J’ai regardé la vidéo non censurée de l’aviateur étasunien Aaron Bushnell s’immolant devant l’ambassade d’Israël à Washington en criant « Free Palestine ». J’ai hésité à la regarder parce que je savais qu’une fois que je l’aurais inscrite dans mon esprit, elle y resterait pour le reste de ma vie, mais je me suis dit que je lui devais bien ça.

J’ai l’impression d’avoir été soulevée et secouée, ce qui, je suppose, était à peu près le but recherché par Bushnell. Quelque chose pour secouer le monde et lui faire prendre conscience de la réalité de ce qui se passe. Quelque chose qui nous sorte de la stupeur du lavage de cerveau et de la distraction de la dystopie occidentale et qui tourne notre regard vers Gaza.

Les sons restent plus longtemps en mémoire que les images. Le son de sa voix douce et juvénile, semblable à celle de Michael Cera, alors qu’il se dirigeait vers l’ambassade. Le son du conteneur métallique rond dans lequel il a stocké le produit accélérant, qui s’amplifie au fur et à mesure qu’il roule vers la caméra. Le son de Bushnell disant « Free Palestine », puis le criant, puis passant à des cris sans paroles lorsque la douleur devient trop écrasante, puis forçant un dernier « Free Palestine » avant de perdre ses mots pour de bon. Le son du policier qui lui hurle de se mettre à terre, encore et encore. Le son d’un secouriste disant aux policiers d’arrêter de pointer leurs armes sur le corps en feu de Bushnell et d’aller chercher des extincteurs.

Bushnell a été transporté à l’hôpital, où la journaliste indépendante Talia Jane rapporte qu’il est décédé. C’est la mort la plus horrible qu’un être humain puisse connaître, et elle a été planifiée pour l’être.

Peu avant son dernier acte dans ce monde, Bushnell a posté le message suivant sur Facebook :

« Beaucoup d’entre nous aiment se demander : « Que ferais-je si j’étais encore en vie à l’époque de l’esclavage ? Ou du temps de Jim Crow dans le Sud ? Ou de l’apartheid ? Que ferais-je si mon pays commettait un génocide ? »

La réponse est que vous êtes en train de le faire. En ce moment même ».

Aaron Bushnell a apporté sa propre réponse à ce défi. Nous apportons tous la nôtre en ce moment même.

Je ne ferais jamais ce que Bushnell a fait, et je ne recommanderais à personne de le faire non plus. Cela dit, je ne peux pas non plus nier que son action produit l’effet escompté : attirer l’attention sur les horreurs qui se produisent à Gaza.

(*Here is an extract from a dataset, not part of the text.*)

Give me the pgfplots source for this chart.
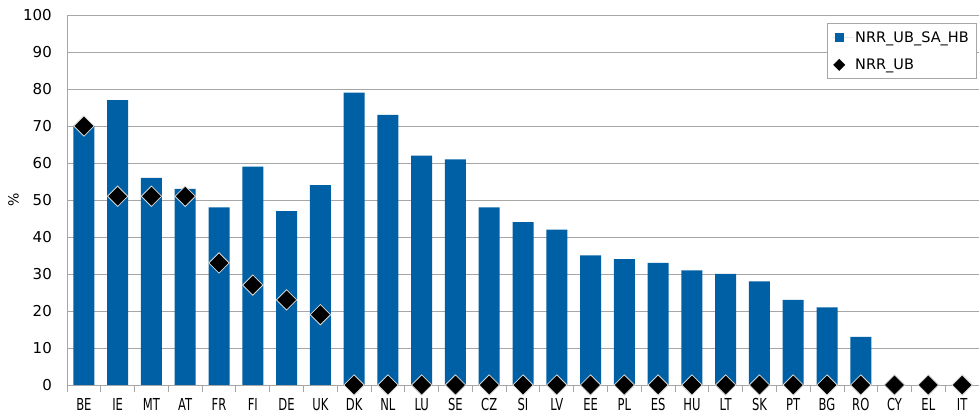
\documentclass[border=0pt]{standalone}
\usepackage{fontspec}
\setmainfont{DejaVu Sans}
\newfontfamily\condfont[FakeStretch=0.7]{DejaVu Sans}
\usepackage{pgfplots}
\pgfplotsset{compat=1.18}
\definecolor{nrrblue}{RGB}{0,96,166}
\definecolor{gridgray}{RGB}{166,166,166}
\begin{document}
\begin{tikzpicture}
\useasboundingbox (-67pt,-32pt) rectangle (912pt,385pt);
\begin{axis}[
  at={(0pt,0pt)}, anchor=south west,
  scale only axis, width=912pt, height=370pt,
  xmin=-0.5, xmax=26.5, ymin=0, ymax=100,
  clip=false,
  ytick={0,10,...,100},
  xtick={0,...,26},
  xticklabels={BE,IE,MT,AT,FR,FI,DE,UK,DK,NL,LU,SE,CZ,SI,LV,EE,PL,ES,HU,LT,SK,PT,BG,RO,CY,EL,IT},
  axis x line*=bottom, axis y line*=left,
  axis line style={gridgray, line width=0.8pt, -},
  ymajorgrids, grid style={gridgray, line width=0.8pt},
  major tick length=0pt,
  extra x ticks={-0.5,0.5,...,26.5}, extra x tick labels={},
  extra x tick style={major tick length=7pt, tick align=outside, grid=none, tick style={gridgray, line width=0.8pt}},
  /pgf/number format/assume math mode=true,
  yticklabel style={font=\fontsize{15}{15}\selectfont, inner sep=0pt},
  yticklabel shift=15pt,
  xticklabel style={font=\condfont\fontsize{16.5}{16.5}\selectfont, inner sep=0pt, anchor=north},
  xticklabel shift=13pt,
  ylabel={\%},
  ylabel style={at={(axis description cs:-0.0587,0.5)}, anchor=center, font=\fontsize{14}{14}\selectfont},
  legend style={at={(rel axis cs:0.998,0.978)}, anchor=north east, draw=gridgray, line width=0.8pt,
    font=\fontsize{14.5}{14.5}\selectfont, row sep=11pt, inner xsep=6pt, inner ysep=6pt, cells={anchor=west}},
]
\addplot[ybar, bar width=21pt, bar shift=0pt, fill=nrrblue, draw=none,
  legend image code/.code={\path[draw=none] (0pt,0pt) -- (20pt,0pt); \fill[nrrblue] (1.5pt,-4.5pt) rectangle (10.5pt,4.5pt);}]
coordinates {(0,70) (1,77) (2,56) (3,53) (4,48) (5,59) (6,47) (7,54) (8,79) (9,73) (10,62) (11,61) (12,48) (13,44) (14,42) (15,35) (16,34) (17,33) (18,31) (19,30) (20,28) (21,23) (22,21) (23,13) (24,0) (25,0) (26,0)};
\addlegendentry{NRR\_UB\_SA\_HB}
\addplot[only marks, mark=square*, mark size=7.2pt,
  mark options={rotate=45, fill=black, draw=white!85!black, line width=0.8pt},
  legend image code/.code={\path[draw=none] (0pt,0pt) -- (20pt,0pt); \fill[black, draw=none] (6pt,-6pt) -- (12pt,0pt) -- (6pt,6pt) -- (0pt,0pt) -- cycle;}]
coordinates {(0,70) (1,51) (2,51) (3,51) (4,33) (5,27) (6,23) (7,19) (8,0) (9,0) (10,0) (11,0) (12,0) (13,0) (14,0) (15,0) (16,0) (17,0) (18,0) (19,0) (20,0) (21,0) (22,0) (23,0) (24,0) (25,0) (26,0)};
\addlegendentry{NRR\_UB}
\end{axis}
\end{tikzpicture}
\end{document}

Je sais que c’est vrai parce que partout où je vois Aaron Bushnell évoqué en ligne, je vois un déluge massif de trolls pro-israéliens envahir frénétiquement les commentaires dans une course effrénée pour manipuler le récit. Ils comprennent tous à quel point il est destructeur pour les intérêts américains et israéliens en matière d’information que les gens voient un reportage international sur un membre de l’US Air Force s’immoler devant une caméra en criant « Free Palestine », et ils font tout ce qu’ils peuvent pour atténuer ces dommages.

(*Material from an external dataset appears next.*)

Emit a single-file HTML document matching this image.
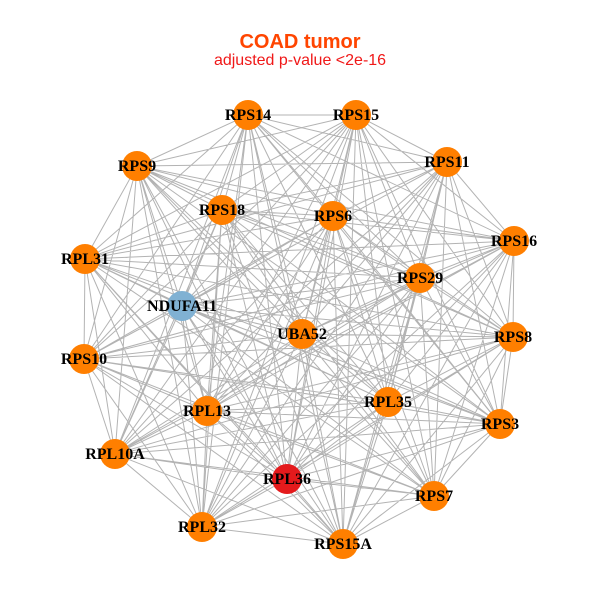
<!DOCTYPE html>
<html><head><meta charset="utf-8"><style>
html,body{margin:0;padding:0;background:#fff;}
svg{display:block;}
.l{font-family:"Liberation Serif",serif;font-weight:bold;font-size:16px;fill:#000;text-anchor:middle;}
</style></head><body>
<svg width="600" height="600" viewBox="0 0 600 600" xmlns="http://www.w3.org/2000/svg">
<rect width="600" height="600" fill="#fff"/>
<text x="300" y="48" text-anchor="middle" font-family="Liberation Sans, sans-serif" font-weight="bold" font-size="20" fill="#FF4500">COAD tumor</text>
<text x="300" y="65" text-anchor="middle" font-family="Liberation Sans, sans-serif" font-size="16" fill="#F01818">adjusted p-value &lt;2e-16</text>
<path fill="none" stroke="#b3b3b3" stroke-width="1" d="
M248 115L356 115M248 115L447 162M248 115L137 166M248 115L222 210M248 115L333 216M248 115L514 241M248 115L85 259M248 115L420 278M248 115L182 306M248 115L302 334M248 115L513 337M248 115L84 359M248 115L207 411M248 115L388 402M248 115L500 424M248 115L115 454M248 115L287 479M248 115L434 496M248 115L202 527M248 115L343 544
M356 115L447 162M356 115L137 166M356 115L222 210M356 115L333 216M356 115L514 241M356 115L85 259M356 115L420 278M356 115L182 306M356 115L302 334M356 115L513 337M356 115L84 359M356 115L207 411M356 115L388 402M356 115L500 424M356 115L115 454M356 115L287 479M356 115L434 496M356 115L202 527M356 115L343 544
M447 162L137 166M447 162L222 210M447 162L333 216M447 162L514 241M447 162L85 259M447 162L420 278M447 162L182 306M447 162L302 334M447 162L513 337M447 162L84 359M447 162L207 411M447 162L388 402M447 162L500 424M447 162L115 454M447 162L287 479M447 162L434 496M447 162L202 527M447 162L343 544
M137 166L222 210M137 166L333 216M137 166L514 241M137 166L85 259M137 166L420 278M137 166L182 306M137 166L302 334M137 166L513 337M137 166L84 359M137 166L207 411M137 166L388 402M137 166L500 424M137 166L115 454M137 166L287 479M137 166L434 496M137 166L202 527M137 166L343 544
M222 210L333 216M222 210L514 241M222 210L85 259M222 210L420 278M222 210L182 306M222 210L302 334M222 210L513 337M222 210L84 359M222 210L207 411M222 210L388 402M222 210L500 424M222 210L115 454M222 210L287 479M222 210L434 496M222 210L202 527M222 210L343 544
M333 216L514 241M333 216L85 259M333 216L420 278M333 216L182 306M333 216L302 334M333 216L513 337M333 216L84 359M333 216L207 411M333 216L388 402M333 216L500 424M333 216L115 454M333 216L287 479M333 216L434 496M333 216L202 527M333 216L343 544
M514 241L85 259M514 241L420 278M514 241L182 306M514 241L302 334M514 241L513 337M514 241L84 359M514 241L207 411M514 241L388 402M514 241L500 424M514 241L115 454M514 241L287 479M514 241L434 496M514 241L202 527M514 241L343 544
M85 259L420 278M85 259L182 306M85 259L302 334M85 259L513 337M85 259L84 359M85 259L207 411M85 259L388 402M85 259L500 424M85 259L115 454M85 259L287 479M85 259L434 496M85 259L202 527M85 259L343 544
M420 278L182 306M420 278L302 334M420 278L513 337M420 278L84 359M420 278L207 411M420 278L388 402M420 278L500 424M420 278L115 454M420 278L287 479M420 278L434 496M420 278L202 527M420 278L343 544
M182 306L302 334M182 306L513 337M182 306L84 359M182 306L207 411M182 306L388 402M182 306L500 424M182 306L115 454M182 306L287 479M182 306L434 496M182 306L202 527M182 306L343 544
M302 334L513 337M302 334L84 359M302 334L207 411M302 334L388 402M302 334L500 424M302 334L115 454M302 334L287 479M302 334L434 496M302 334L202 527M302 334L343 544
M513 337L84 359M513 337L207 411M513 337L388 402M513 337L500 424M513 337L115 454M513 337L287 479M513 337L434 496M513 337L202 527M513 337L343 544
M84 359L207 411M84 359L388 402M84 359L500 424M84 359L115 454M84 359L287 479M84 359L434 496M84 359L202 527M84 359L343 544
M207 411L388 402M207 411L500 424M207 411L115 454M207 411L287 479M207 411L434 496M207 411L202 527M207 411L343 544
M388 402L500 424M388 402L115 454M388 402L287 479M388 402L434 496M388 402L202 527M388 402L343 544
M500 424L115 454M500 424L287 479M500 424L434 496M500 424L202 527M500 424L343 544
M115 454L287 479M115 454L434 496M115 454L202 527M115 454L343 544
M287 479L434 496M287 479L202 527M287 479L343 544
M434 496L202 527M434 496L343 544
M202 527L343 544"/>
<g fill="#FF7F00">
<circle cx="248" cy="115" r="15"/>
<circle cx="356" cy="115" r="15"/>
<circle cx="447" cy="162" r="15"/>
<circle cx="137" cy="166" r="15"/>
<circle cx="222" cy="210" r="15"/>
<circle cx="333" cy="216" r="15"/>
<circle cx="514" cy="241" r="15"/>
<circle cx="85" cy="259" r="15"/>
<circle cx="420" cy="278" r="15"/>
<circle cx="302" cy="334" r="15"/>
<circle cx="513" cy="337" r="15"/>
<circle cx="84" cy="359" r="15"/>
<circle cx="207" cy="411" r="15"/>
<circle cx="388" cy="402" r="15"/>
<circle cx="500" cy="424" r="15"/>
<circle cx="115" cy="454" r="15"/>
<circle cx="434" cy="496" r="15"/>
<circle cx="202" cy="527" r="15"/>
<circle cx="343" cy="544" r="15"/>
</g>
<circle cx="182" cy="306" r="15" fill="#80B1D3"/>
<circle cx="287" cy="479" r="15" fill="#E41A1C"/>
<g class="l">
<text class="l" x="248" y="120">RPS14</text>
<text class="l" x="356" y="120">RPS15</text>
<text class="l" x="447" y="167">RPS11</text>
<text class="l" x="137" y="171">RPS9</text>
<text class="l" x="222" y="215">RPS18</text>
<text class="l" x="333" y="221">RPS6</text>
<text class="l" x="514" y="246">RPS16</text>
<text class="l" x="85" y="264">RPL31</text>
<text class="l" x="420" y="283">RPS29</text>
<text class="l" x="182" y="311">NDUFA11</text>
<text class="l" x="302" y="339">UBA52</text>
<text class="l" x="513" y="342">RPS8</text>
<text class="l" x="84" y="364">RPS10</text>
<text class="l" x="207" y="416">RPL13</text>
<text class="l" x="388" y="407">RPL35</text>
<text class="l" x="500" y="429">RPS3</text>
<text class="l" x="115" y="459">RPL10A</text>
<text class="l" x="287" y="484">RPL36</text>
<text class="l" x="434" y="501">RPS7</text>
<text class="l" x="202" y="532">RPL32</text>
<text class="l" x="343" y="549">RPS15A</text>
</g>
</svg>
</body></html>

À l’heure où j’écris ces lignes, il est absolument certain que des personnes fouillent dans l’histoire de Bushnell à la recherche d’éléments qui pourraient être présentés comme des preuves qu’il était une mauvaise personne, qu’il souffrait d’une maladie mentale, qu’il avait été dévoyé par des militants pro-palestiniens et des médias dissidents – tout ce qu’ils peuvent faire coller. S’ils trouvent quelque chose, littéralement n’importe quoi, les diffamateurs et les propagandistes s’en serviront autant qu’ils le pourront.

C’est ce qu’ils choisissent de faire à ce stade de l’histoire. C’est ce qu’ils auraient fait pendant l’esclavage, ou dans le sud Jim Crow, ou pendant l’apartheid. C’est ce qu’ils font alors que leur pays commet un génocide en ce moment même. Les gens montrent ce qu’ils auraient fait avec leur réponse à Gaza, et ils montrent ce qu’ils auraient fait avec leur réponse à l’auto-immolation d’Aaron Bushnell.

Je ne vais pas mettre de lien vers la vidéo ici ; la regarder est une décision personnelle sur laquelle vous devriez probablement faire vos propres recherches pour vous assurer que c’est vraiment ce que vous voulez. Que vous la regardiez ou non, cela a eu lieu, tout comme l’incinération de Gaza a lieu en ce moment même. Chacun d’entre nous est responsable de sa réaction personnelle à cette réalité. C’est ce que nous sommes.